En definitiva, situaciones tan críticas como las actuales requieren que el poder deje de ser patrimonio de una media docena de buitres que se disputan los restos de una Nación altiva y digna, y que vuelva a ser patrimonio colectivo hasta que baje la inundación de pesares. La verdadera ingobernabilidad no ocurre cuando los ciudadanos resisten las decisiones de los mercados, sino a la inversa, cuando esos mercados pretenden erigirse en oligarquía absoluta y arbitraria o cuando los bancos, para proteger sus particulares intereses, pretenden convertirse en jueces y jurados de vidas y bienes de los argentinos. Cuando esas anomalías suceden, quiere decir que el gobierno del pueblo está haciendo agua sin remedio y hay que salvarlo aún de sus propias debilidades. El día de ayer debió ser de fiesta, en lugar de otra jornada de tristeza y desilusión, porque se cumplían la mitad del mandato de gobierno elegido en las urnas y un nuevo aniversario de la Declaración Universal de los Derechos Humanos.

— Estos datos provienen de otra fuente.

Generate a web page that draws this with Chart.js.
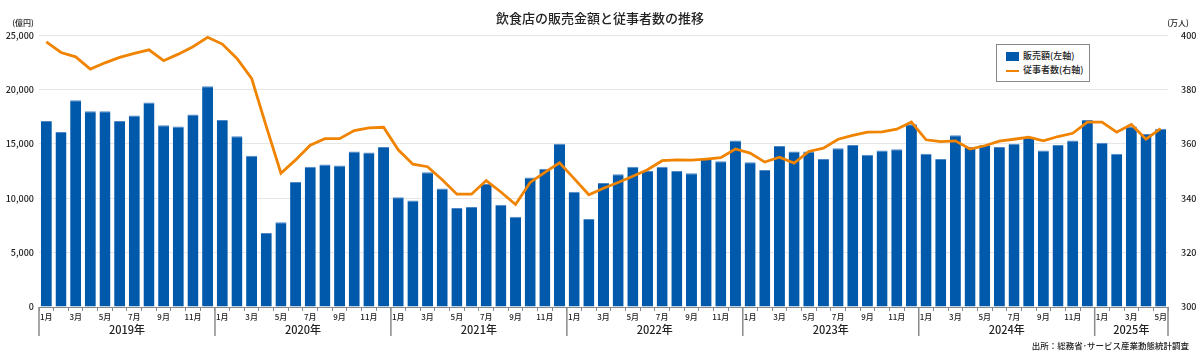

Es tiempo de recuperar la alegría por las conquistas pasadas y las ilusiones por un mundo nuevo, con pueblos libres y dignos, capaces de imaginar utopías y de luchar para hacerlas realidad. Si en el horizonte de unos está la exclusión marginal y en el de otros una nueva circular bancaria que disponga del salario y del ahorro de cada cual, esa no es la realidad sino una pesadilla. La realidad es la combinación de lo que hay con la voluntad de cambiar para el bien común. Hay que volver a la realidad.